И перечитываешь в своих курсантских блокнотах корявые быстрые записи, смеясь и тоскуя одновременно. А раньше только смеялся...

— А война, товарищи курсанты, это такое место, где могут убить и даже, представьте себе, ранить!

— Итак, что можно сказать о романе Льва Толстого «Война и мир»? Да всё что угодно!

— Кроме совести есть Устав. А Устав придумали не какие-нибудь там Пушкин, Лермонтов — его придумали умные люди!

— Я где-то добрый, где-то понимающий, где-то даже способный посочувствовать, но сегодня я везде злой и целеустремлённый.

— Хотите со мной разговаривать — стойте и молчите!

— То есть, кроме того, что в романе великого африканского писателя Стэйнбека «Гроздья гнева» повествуется о гроздьях гнева, вам, товарищ курсант, добавить больше нечего? И что же, вы нам даже дерево не назовёте, на котором они растут?

— Ну что вы за люди?! Сессия на носу! А у вас ни забот, ни хлопот, одни увольнения и дамы сердца в голове! Даже завидно…

— На вашем месте я бы так не радовался. Я бы посмотрел на меня и понял, что тут, скорее, грустить надо.

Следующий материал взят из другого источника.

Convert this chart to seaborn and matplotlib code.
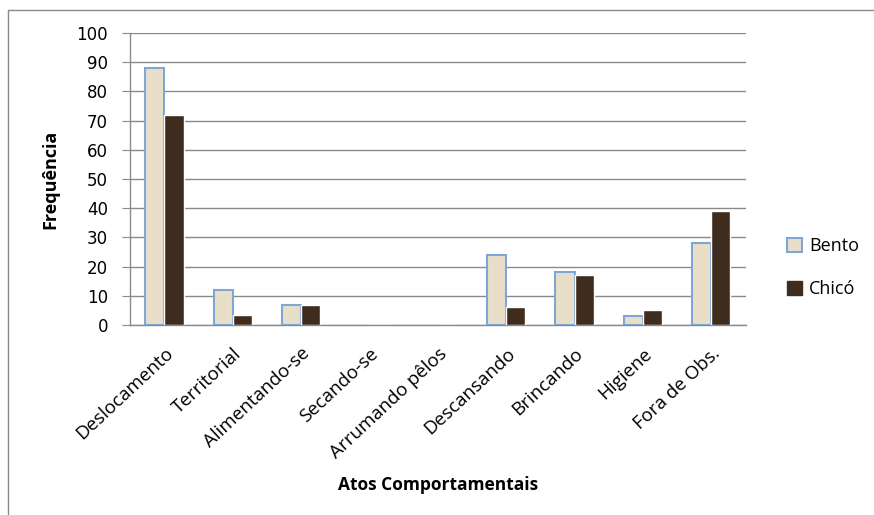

— Залог успеха не в том, чтобы бессмысленно таращить глаза, а в том, чтобы записывать то, что я рассказываю! А что если и я стоял бы сейчас за кафедрой и молча на вас таращился? Это, товарищи курсанты, были бы гляделки. Игра хорошая, но у меня совсем другой предмет… А ну быстро схватили ручки и бросились писать!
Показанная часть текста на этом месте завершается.